Friday, June 12, 2015


The great Sir Christopher Lee is dead at 93. Probably best known for his early, iconic work as Dracula, Lee went on, in his later years, to play SF/F roles like that of Count Dooku in the Star Wars prequels (Lee's scenes were among the best in those lame films) and Saruman the White in Peter Jackson's Lord of the Rings and The Hobbit movies, thus earning him the affectionate moniker "Count Dooku the White."

Lee's Saruman is the subject of a hilarious YouTube parody video titled "Trolling Saruman," which you can watch here. For background, though, you need to view the original Russian "Trololo" video on which the Saruman parody is based: "Trololo" is, from what I gather, Russia's answer to Rick-rolling.

But the quirkiness doesn't end there. As you might imagine, Lee didn't just have an impressive speaking voice: he had an impressive singing voice that he sometimes put to strange uses, as in this bizarre musical number with—of all people—Alan Arkin in 1983's Australian production, "The Return of Captain Invincible."

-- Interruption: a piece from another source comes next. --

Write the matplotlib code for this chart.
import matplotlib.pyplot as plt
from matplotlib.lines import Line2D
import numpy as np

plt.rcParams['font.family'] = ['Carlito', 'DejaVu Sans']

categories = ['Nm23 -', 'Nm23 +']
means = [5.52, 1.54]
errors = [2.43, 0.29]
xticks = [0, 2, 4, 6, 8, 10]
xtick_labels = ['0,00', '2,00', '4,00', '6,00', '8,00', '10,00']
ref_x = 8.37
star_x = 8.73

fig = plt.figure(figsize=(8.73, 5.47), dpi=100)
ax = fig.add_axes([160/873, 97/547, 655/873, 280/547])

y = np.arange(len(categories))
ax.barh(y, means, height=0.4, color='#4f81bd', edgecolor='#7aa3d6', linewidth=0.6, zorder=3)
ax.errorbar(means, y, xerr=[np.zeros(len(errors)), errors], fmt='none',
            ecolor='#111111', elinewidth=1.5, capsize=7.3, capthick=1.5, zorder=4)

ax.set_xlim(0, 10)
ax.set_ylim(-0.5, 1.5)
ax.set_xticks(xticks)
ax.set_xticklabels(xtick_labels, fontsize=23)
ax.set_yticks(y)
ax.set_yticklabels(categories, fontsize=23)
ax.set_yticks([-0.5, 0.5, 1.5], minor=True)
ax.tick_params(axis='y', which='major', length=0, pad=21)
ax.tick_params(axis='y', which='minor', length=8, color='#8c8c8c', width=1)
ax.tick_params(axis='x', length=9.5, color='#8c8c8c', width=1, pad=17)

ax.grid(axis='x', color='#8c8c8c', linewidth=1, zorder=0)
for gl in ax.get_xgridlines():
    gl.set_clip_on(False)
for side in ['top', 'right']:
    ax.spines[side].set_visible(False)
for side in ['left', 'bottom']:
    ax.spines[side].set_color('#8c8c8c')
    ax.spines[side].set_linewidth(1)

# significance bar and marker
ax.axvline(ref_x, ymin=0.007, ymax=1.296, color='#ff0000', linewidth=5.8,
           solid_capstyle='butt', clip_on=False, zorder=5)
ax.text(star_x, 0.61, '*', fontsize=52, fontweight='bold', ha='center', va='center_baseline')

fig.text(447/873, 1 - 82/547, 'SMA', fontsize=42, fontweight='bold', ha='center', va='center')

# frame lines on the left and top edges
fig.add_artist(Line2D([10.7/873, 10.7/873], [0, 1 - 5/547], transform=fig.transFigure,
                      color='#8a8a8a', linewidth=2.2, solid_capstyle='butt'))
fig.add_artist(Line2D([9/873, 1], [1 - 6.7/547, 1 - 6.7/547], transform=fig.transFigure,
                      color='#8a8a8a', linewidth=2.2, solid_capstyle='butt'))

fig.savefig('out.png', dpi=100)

Lee lent his voice to the dragon-like Jabberwocky (it should have been called the Jabberwock; "Jabberwocky" was the title of Lewis Carroll's poem, not the name of the monster) in 2010's "Alice in Wonderland." He also spoke excellent French (radio interview here, all in French), with only the barest trace of an accent, and had French-speaking roles in French movies (e.g., the so-so action film "Crimson Rivers II: Angels of the Apocalypse").

As far as I can tell, Lee was active almost all the way up to the end of his long and storied career. He did claim, in his 90s, that he had been having trouble flying long distances for certain engagements, but he was a tough old bird, a World War II veteran who mostly served in British military intelligence, even once surviving a bombing. A bit on the darker side, Lee has said he did work with the British SAS, although he never went into detail as to what, exactly, that meant.

The world will miss Mr. Lee's deep, subterranean voice, his unforgettable screen presence, and his exemplary perfectionism. There's a moment in "Attack of the Clones" during which Lee's Count Dooku is fighting Ewan McGregor's Obi-wan Kenobi, and Dooku breaks into a crazed, gleeful smile right before he wounds Kenobi twice. For just that moment, Lee seemed to be the only actor actually having fun on set, and I'll always be thankful to him for that: no matter how silly the role was, Lee always put his heart into it.

RIP, Sir Christopher. You'll be missed.

1 comment:

Charles said...

The man was a legend who knew how to live life to the fullest. He will indeed be missed.